◆ DATA EXCERPT ◆
[BEGIN]
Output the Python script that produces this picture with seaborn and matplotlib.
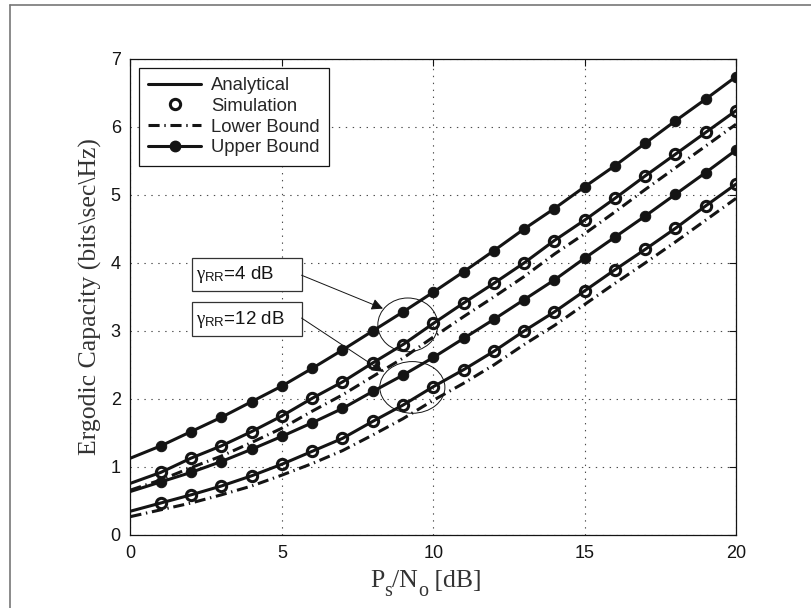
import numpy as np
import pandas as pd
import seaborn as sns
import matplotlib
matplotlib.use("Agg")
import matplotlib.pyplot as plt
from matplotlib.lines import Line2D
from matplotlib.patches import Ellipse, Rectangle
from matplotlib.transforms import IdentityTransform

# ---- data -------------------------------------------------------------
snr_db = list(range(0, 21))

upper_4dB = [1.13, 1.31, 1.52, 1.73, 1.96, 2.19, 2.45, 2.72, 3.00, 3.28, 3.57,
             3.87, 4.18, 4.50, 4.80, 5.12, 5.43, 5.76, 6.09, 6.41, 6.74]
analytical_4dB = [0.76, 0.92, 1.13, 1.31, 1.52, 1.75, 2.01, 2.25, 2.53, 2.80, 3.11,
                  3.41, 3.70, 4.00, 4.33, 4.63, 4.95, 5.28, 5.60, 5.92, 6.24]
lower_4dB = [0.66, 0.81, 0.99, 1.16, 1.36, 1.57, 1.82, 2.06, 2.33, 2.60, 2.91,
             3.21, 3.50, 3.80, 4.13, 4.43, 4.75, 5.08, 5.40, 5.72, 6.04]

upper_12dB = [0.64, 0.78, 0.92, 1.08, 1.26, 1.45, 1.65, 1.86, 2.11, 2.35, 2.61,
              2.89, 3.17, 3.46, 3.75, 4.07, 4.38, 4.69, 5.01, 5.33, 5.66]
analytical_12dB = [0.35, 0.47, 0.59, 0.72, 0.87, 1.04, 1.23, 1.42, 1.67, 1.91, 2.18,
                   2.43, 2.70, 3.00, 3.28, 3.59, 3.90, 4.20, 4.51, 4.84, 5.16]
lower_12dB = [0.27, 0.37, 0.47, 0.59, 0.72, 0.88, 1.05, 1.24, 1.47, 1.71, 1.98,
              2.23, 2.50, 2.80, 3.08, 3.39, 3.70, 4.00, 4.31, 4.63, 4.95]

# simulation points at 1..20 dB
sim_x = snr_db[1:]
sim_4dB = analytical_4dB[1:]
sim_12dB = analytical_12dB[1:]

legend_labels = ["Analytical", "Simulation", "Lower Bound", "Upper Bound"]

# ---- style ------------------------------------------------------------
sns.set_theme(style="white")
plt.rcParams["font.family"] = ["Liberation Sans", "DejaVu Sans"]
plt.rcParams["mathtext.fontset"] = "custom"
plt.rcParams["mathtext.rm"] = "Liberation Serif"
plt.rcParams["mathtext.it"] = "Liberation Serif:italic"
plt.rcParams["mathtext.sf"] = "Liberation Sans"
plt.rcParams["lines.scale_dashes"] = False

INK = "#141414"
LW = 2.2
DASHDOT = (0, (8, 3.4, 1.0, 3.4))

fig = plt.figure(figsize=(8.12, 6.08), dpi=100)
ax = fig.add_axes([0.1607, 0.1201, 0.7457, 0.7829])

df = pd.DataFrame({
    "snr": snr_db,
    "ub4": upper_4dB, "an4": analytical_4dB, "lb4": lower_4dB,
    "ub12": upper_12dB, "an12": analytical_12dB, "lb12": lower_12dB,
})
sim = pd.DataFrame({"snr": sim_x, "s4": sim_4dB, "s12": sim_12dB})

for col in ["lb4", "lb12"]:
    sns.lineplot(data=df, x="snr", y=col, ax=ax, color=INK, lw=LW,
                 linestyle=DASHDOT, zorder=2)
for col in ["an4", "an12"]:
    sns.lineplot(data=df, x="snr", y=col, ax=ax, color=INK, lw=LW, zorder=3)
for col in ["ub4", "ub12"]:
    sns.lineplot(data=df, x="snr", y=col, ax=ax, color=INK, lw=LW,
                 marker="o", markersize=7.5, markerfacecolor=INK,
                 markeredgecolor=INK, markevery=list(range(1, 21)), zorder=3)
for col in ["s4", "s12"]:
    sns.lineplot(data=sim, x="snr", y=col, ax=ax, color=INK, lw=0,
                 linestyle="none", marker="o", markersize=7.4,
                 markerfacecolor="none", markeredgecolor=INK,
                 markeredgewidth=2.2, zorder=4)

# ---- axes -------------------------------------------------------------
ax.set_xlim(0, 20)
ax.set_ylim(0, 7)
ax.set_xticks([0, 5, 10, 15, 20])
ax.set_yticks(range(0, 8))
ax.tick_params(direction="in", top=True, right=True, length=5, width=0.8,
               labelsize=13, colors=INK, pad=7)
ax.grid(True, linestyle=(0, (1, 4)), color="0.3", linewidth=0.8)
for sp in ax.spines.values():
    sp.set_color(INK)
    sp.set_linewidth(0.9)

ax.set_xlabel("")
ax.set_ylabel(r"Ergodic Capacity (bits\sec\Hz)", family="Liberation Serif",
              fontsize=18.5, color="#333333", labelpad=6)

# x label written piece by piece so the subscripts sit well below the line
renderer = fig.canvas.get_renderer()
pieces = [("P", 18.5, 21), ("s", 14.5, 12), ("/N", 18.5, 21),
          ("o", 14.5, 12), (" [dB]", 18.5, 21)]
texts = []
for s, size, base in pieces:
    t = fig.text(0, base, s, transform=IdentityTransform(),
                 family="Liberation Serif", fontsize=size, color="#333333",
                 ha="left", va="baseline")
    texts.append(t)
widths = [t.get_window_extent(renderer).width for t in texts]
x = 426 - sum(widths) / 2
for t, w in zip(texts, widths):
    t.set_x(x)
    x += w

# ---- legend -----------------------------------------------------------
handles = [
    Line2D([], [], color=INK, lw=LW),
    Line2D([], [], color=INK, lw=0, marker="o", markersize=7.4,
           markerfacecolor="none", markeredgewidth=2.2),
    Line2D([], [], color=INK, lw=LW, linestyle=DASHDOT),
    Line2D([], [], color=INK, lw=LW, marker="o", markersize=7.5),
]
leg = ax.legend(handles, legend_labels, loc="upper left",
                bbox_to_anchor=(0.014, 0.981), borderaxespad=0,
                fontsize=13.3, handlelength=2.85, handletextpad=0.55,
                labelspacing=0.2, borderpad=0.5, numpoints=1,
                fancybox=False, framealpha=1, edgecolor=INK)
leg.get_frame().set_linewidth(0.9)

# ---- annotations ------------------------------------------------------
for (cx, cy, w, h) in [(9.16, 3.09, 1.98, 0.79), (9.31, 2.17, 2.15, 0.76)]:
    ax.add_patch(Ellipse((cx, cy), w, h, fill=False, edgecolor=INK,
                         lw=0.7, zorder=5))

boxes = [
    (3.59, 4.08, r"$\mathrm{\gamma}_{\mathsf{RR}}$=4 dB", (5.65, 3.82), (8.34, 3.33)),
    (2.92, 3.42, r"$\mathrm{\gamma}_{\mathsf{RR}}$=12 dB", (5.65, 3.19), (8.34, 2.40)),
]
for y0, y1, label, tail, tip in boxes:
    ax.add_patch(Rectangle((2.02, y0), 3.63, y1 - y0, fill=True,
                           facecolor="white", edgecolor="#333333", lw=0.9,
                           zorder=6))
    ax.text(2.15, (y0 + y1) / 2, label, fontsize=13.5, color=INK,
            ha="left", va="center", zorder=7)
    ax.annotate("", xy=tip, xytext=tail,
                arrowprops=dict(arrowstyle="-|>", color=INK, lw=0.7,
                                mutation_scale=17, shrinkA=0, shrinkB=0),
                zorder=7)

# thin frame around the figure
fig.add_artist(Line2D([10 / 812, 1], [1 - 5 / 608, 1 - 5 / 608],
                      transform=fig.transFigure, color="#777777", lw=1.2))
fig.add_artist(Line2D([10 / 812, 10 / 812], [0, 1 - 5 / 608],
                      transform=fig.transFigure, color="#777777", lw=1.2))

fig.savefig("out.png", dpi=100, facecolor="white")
[END]
◆ WHAT THIS TASK INVOLVES ◆
The material above holds pictures; copy everything else in it exactly.

◆ THE RESULT ◆
Output the Python script that produces this picture with seaborn and matplotlib.
import numpy as np
import pandas as pd
import seaborn as sns
import matplotlib
matplotlib.use("Agg")
import matplotlib.pyplot as plt
from matplotlib.lines import Line2D
from matplotlib.patches import Ellipse, Rectangle
from matplotlib.transforms import IdentityTransform

# ---- data -------------------------------------------------------------
snr_db = list(range(0, 21))

upper_4dB = [1.13, 1.31, 1.52, 1.73, 1.96, 2.19, 2.45, 2.72, 3.00, 3.28, 3.57,
             3.87, 4.18, 4.50, 4.80, 5.12, 5.43, 5.76, 6.09, 6.41, 6.74]
analytical_4dB = [0.76, 0.92, 1.13, 1.31, 1.52, 1.75, 2.01, 2.25, 2.53, 2.80, 3.11,
                  3.41, 3.70, 4.00, 4.33, 4.63, 4.95, 5.28, 5.60, 5.92, 6.24]
lower_4dB = [0.66, 0.81, 0.99, 1.16, 1.36, 1.57, 1.82, 2.06, 2.33, 2.60, 2.91,
             3.21, 3.50, 3.80, 4.13, 4.43, 4.75, 5.08, 5.40, 5.72, 6.04]

upper_12dB = [0.64, 0.78, 0.92, 1.08, 1.26, 1.45, 1.65, 1.86, 2.11, 2.35, 2.61,
              2.89, 3.17, 3.46, 3.75, 4.07, 4.38, 4.69, 5.01, 5.33, 5.66]
analytical_12dB = [0.35, 0.47, 0.59, 0.72, 0.87, 1.04, 1.23, 1.42, 1.67, 1.91, 2.18,
                   2.43, 2.70, 3.00, 3.28, 3.59, 3.90, 4.20, 4.51, 4.84, 5.16]
lower_12dB = [0.27, 0.37, 0.47, 0.59, 0.72, 0.88, 1.05, 1.24, 1.47, 1.71, 1.98,
              2.23, 2.50, 2.80, 3.08, 3.39, 3.70, 4.00, 4.31, 4.63, 4.95]

# simulation points at 1..20 dB
sim_x = snr_db[1:]
sim_4dB = analytical_4dB[1:]
sim_12dB = analytical_12dB[1:]

legend_labels = ["Analytical", "Simulation", "Lower Bound", "Upper Bound"]

# ---- style ------------------------------------------------------------
sns.set_theme(style="white")
plt.rcParams["font.family"] = ["Liberation Sans", "DejaVu Sans"]
plt.rcParams["mathtext.fontset"] = "custom"
plt.rcParams["mathtext.rm"] = "Liberation Serif"
plt.rcParams["mathtext.it"] = "Liberation Serif:italic"
plt.rcParams["mathtext.sf"] = "Liberation Sans"
plt.rcParams["lines.scale_dashes"] = False

INK = "#141414"
LW = 2.2
DASHDOT = (0, (8, 3.4, 1.0, 3.4))

fig = plt.figure(figsize=(8.12, 6.08), dpi=100)
ax = fig.add_axes([0.1607, 0.1201, 0.7457, 0.7829])

df = pd.DataFrame({
    "snr": snr_db,
    "ub4": upper_4dB, "an4": analytical_4dB, "lb4": lower_4dB,
    "ub12": upper_12dB, "an12": analytical_12dB, "lb12": lower_12dB,
})
sim = pd.DataFrame({"snr": sim_x, "s4": sim_4dB, "s12": sim_12dB})

for col in ["lb4", "lb12"]:
    sns.lineplot(data=df, x="snr", y=col, ax=ax, color=INK, lw=LW,
                 linestyle=DASHDOT, zorder=2)
for col in ["an4", "an12"]:
    sns.lineplot(data=df, x="snr", y=col, ax=ax, color=INK, lw=LW, zorder=3)
for col in ["ub4", "ub12"]:
    sns.lineplot(data=df, x="snr", y=col, ax=ax, color=INK, lw=LW,
                 marker="o", markersize=7.5, markerfacecolor=INK,
                 markeredgecolor=INK, markevery=list(range(1, 21)), zorder=3)
for col in ["s4", "s12"]:
    sns.lineplot(data=sim, x="snr", y=col, ax=ax, color=INK, lw=0,
                 linestyle="none", marker="o", markersize=7.4,
                 markerfacecolor="none", markeredgecolor=INK,
                 markeredgewidth=2.2, zorder=4)

# ---- axes -------------------------------------------------------------
ax.set_xlim(0, 20)
ax.set_ylim(0, 7)
ax.set_xticks([0, 5, 10, 15, 20])
ax.set_yticks(range(0, 8))
ax.tick_params(direction="in", top=True, right=True, length=5, width=0.8,
               labelsize=13, colors=INK, pad=7)
ax.grid(True, linestyle=(0, (1, 4)), color="0.3", linewidth=0.8)
for sp in ax.spines.values():
    sp.set_color(INK)
    sp.set_linewidth(0.9)

ax.set_xlabel("")
ax.set_ylabel(r"Ergodic Capacity (bits\sec\Hz)", family="Liberation Serif",
              fontsize=18.5, color="#333333", labelpad=6)

# x label written piece by piece so the subscripts sit well below the line
renderer = fig.canvas.get_renderer()
pieces = [("P", 18.5, 21), ("s", 14.5, 12), ("/N", 18.5, 21),
          ("o", 14.5, 12), (" [dB]", 18.5, 21)]
texts = []
for s, size, base in pieces:
    t = fig.text(0, base, s, transform=IdentityTransform(),
                 family="Liberation Serif", fontsize=size, color="#333333",
                 ha="left", va="baseline")
    texts.append(t)
widths = [t.get_window_extent(renderer).width for t in texts]
x = 426 - sum(widths) / 2
for t, w in zip(texts, widths):
    t.set_x(x)
    x += w

# ---- legend -----------------------------------------------------------
handles = [
    Line2D([], [], color=INK, lw=LW),
    Line2D([], [], color=INK, lw=0, marker="o", markersize=7.4,
           markerfacecolor="none", markeredgewidth=2.2),
    Line2D([], [], color=INK, lw=LW, linestyle=DASHDOT),
    Line2D([], [], color=INK, lw=LW, marker="o", markersize=7.5),
]
leg = ax.legend(handles, legend_labels, loc="upper left",
                bbox_to_anchor=(0.014, 0.981), borderaxespad=0,
                fontsize=13.3, handlelength=2.85, handletextpad=0.55,
                labelspacing=0.2, borderpad=0.5, numpoints=1,
                fancybox=False, framealpha=1, edgecolor=INK)
leg.get_frame().set_linewidth(0.9)

# ---- annotations ------------------------------------------------------
for (cx, cy, w, h) in [(9.16, 3.09, 1.98, 0.79), (9.31, 2.17, 2.15, 0.76)]:
    ax.add_patch(Ellipse((cx, cy), w, h, fill=False, edgecolor=INK,
                         lw=0.7, zorder=5))

boxes = [
    (3.59, 4.08, r"$\mathrm{\gamma}_{\mathsf{RR}}$=4 dB", (5.65, 3.82), (8.34, 3.33)),
    (2.92, 3.42, r"$\mathrm{\gamma}_{\mathsf{RR}}$=12 dB", (5.65, 3.19), (8.34, 2.40)),
]
for y0, y1, label, tail, tip in boxes:
    ax.add_patch(Rectangle((2.02, y0), 3.63, y1 - y0, fill=True,
                           facecolor="white", edgecolor="#333333", lw=0.9,
                           zorder=6))
    ax.text(2.15, (y0 + y1) / 2, label, fontsize=13.5, color=INK,
            ha="left", va="center", zorder=7)
    ax.annotate("", xy=tip, xytext=tail,
                arrowprops=dict(arrowstyle="-|>", color=INK, lw=0.7,
                                mutation_scale=17, shrinkA=0, shrinkB=0),
                zorder=7)

# thin frame around the figure
fig.add_artist(Line2D([10 / 812, 1], [1 - 5 / 608, 1 - 5 / 608],
                      transform=fig.transFigure, color="#777777", lw=1.2))
fig.add_artist(Line2D([10 / 812, 10 / 812], [0, 1 - 5 / 608],
                      transform=fig.transFigure, color="#777777", lw=1.2))

fig.savefig("out.png", dpi=100, facecolor="white")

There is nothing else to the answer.